Alibaba Cloud’s Implementation: CIPU and Apsara Integration
As a key Intel partner, Alibaba Cloud leverages Xeon 6 to build high-efficiency cloud infrastructure. Its custom CIPU (Cloud Infrastructure Processing Unit) and Apsara distributed operating system handle virtualization and networking tasks, allowing Xeon cores to focus on compute.
-
CIPU’s Role: CIPU 2.0 decouples I/O and compute, supporting 100G networking and eRDMA acceleration. In Alibaba’s 9th-gen ECS instances, paired with Xeon 6, performance improves by 67%, suitable for high-concurrency tasks like video transcoding.
-
Apsara Scheduling: Apsara manages resource pools, supporting CXL memory sharing for dynamic allocation. Alibaba’s Panjiu super-node servers, integrating CIPU and Xeon 6, deliver Pb/s bandwidth with <100ns latency.

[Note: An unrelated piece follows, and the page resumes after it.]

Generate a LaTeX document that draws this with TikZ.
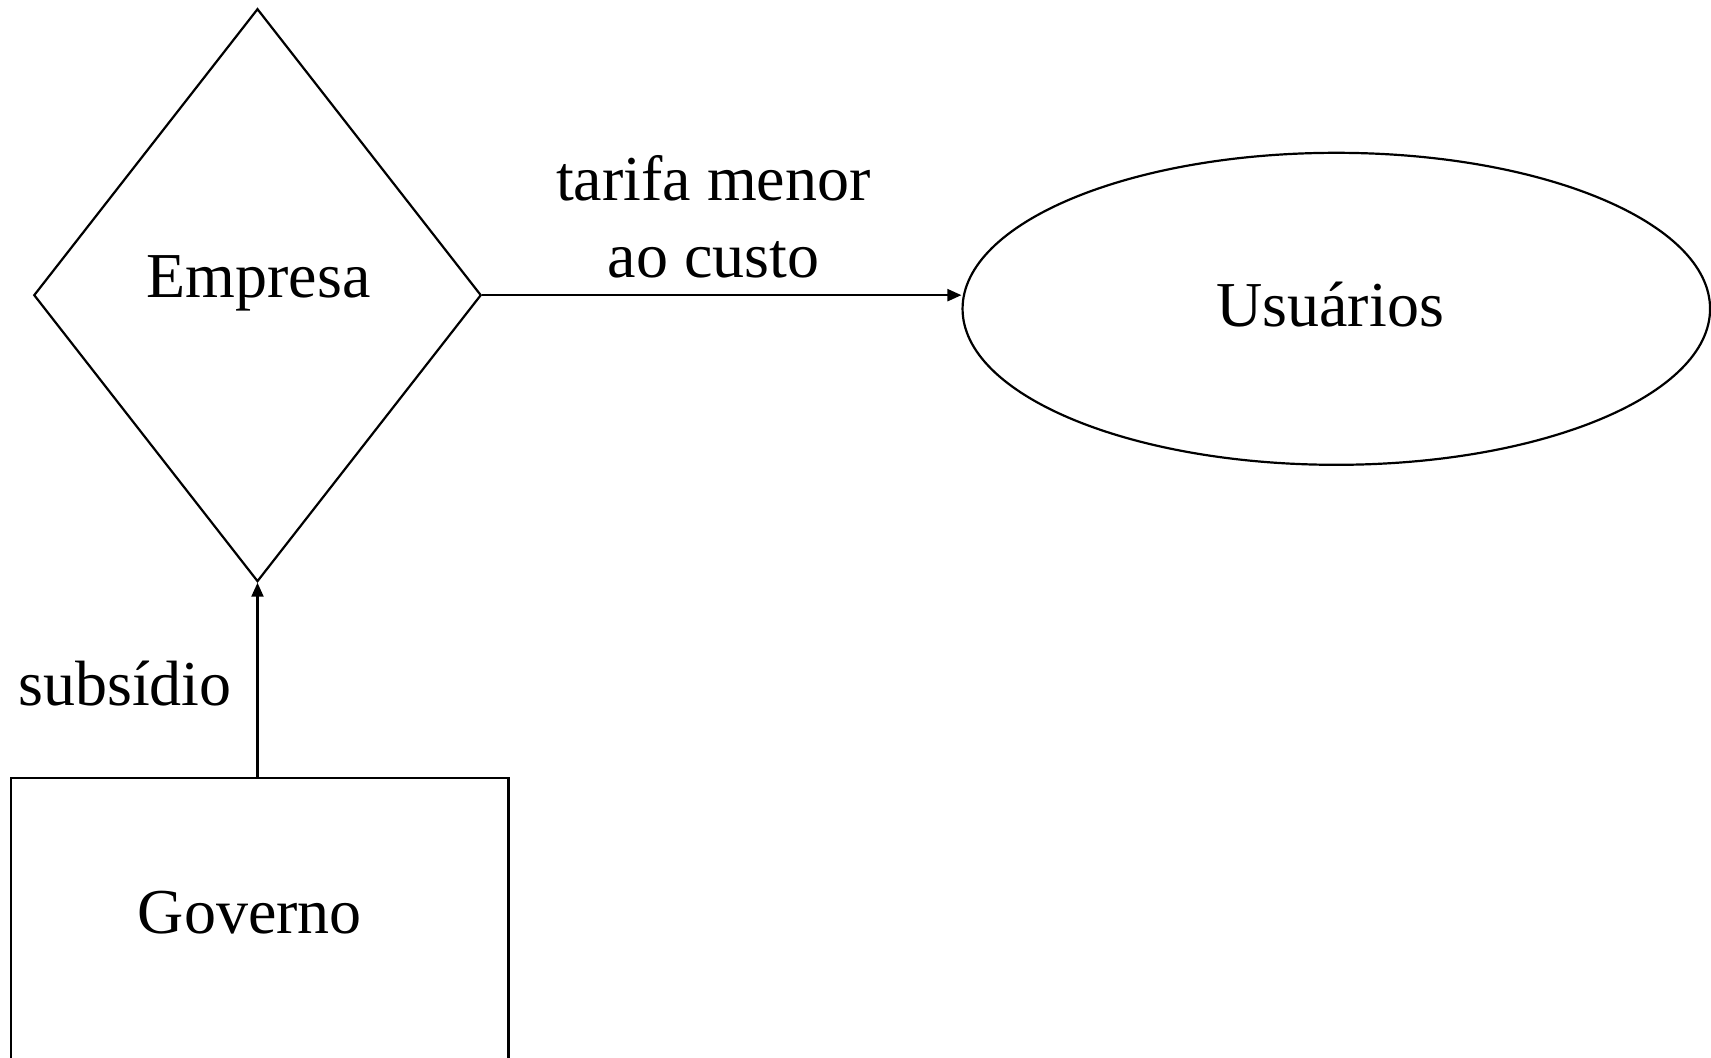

This integration is deployed across global data centers, supporting Alibaba Cloud’s AI infrastructure expansion, including collaborations with NVIDIA for physical AI.
AI Inference Applications: Cost-Effectiveness and Case Studies
While GPUs dominate AI training, CPUs excel in inference due to cost advantages. Xeon 6’s AMX accelerators make CPU inference performance competitive with GPUs, particularly in finance, vision, and recommendation systems.
-
Ant Group Risk Control Case: Ant Group uses Xeon 6’s AMX to achieve 2.3x performance gains in risk control inference, with 72% cost reduction. Its privacy-enhanced AI platform, combined with Intel TDX, enables secure multi-party computation for real-time fraud detection.
-
Benchmark Comparison: On Llama-2 70B, Xeon 6 inference latency is <86ms, 2x better than the prior generation. Phoronix tests show 7x tokens/s throughput with AMX enabled (batch size 6).
Compared to alternatives, Xeon 6’s integrated accelerators reduce TCO by 20-30% without requiring additional hardware.
Technology Democratization: From Data Centers to Edge
Xeon 6’s technologies extend beyond servers: AMX and QAT accelerators are trickling down to edge devices, driving NPU adoption in phones and AI-powered image recognition. These advancements, rooted in data center challenges (e.g., memory bottlenecks), are extended to IoT and 5G via CXL pooling. Intel and Alibaba Cloud’s edge computing platforms already support real-time AI, with broader consumer applications expected by 2026.
Competitive Landscape and Future Outlook
Xeon 6 outperforms its predecessor in benchmarks but faces competition from AMD EPYC Turin (up to 192 Zen 5c cores) and Arm Graviton. It leads by ~19% in cloud efficiency but trails by 5-10% in HPC workloads. Intel’s market share is projected to stabilize above 60% in 2025, driven by ecosystem strength (e.g., Alibaba’s 15-year partnership).Looking ahead, Xeon 7 (Diamond Rapids, 2026) will expand chiplet designs and CXL 3.0, supporting 192 cores and multi-level switching. Overall, Xeon 6 marks a critical step in Intel’s competitive resurgence, though continued software ecosystem optimization is needed for widespread adoption.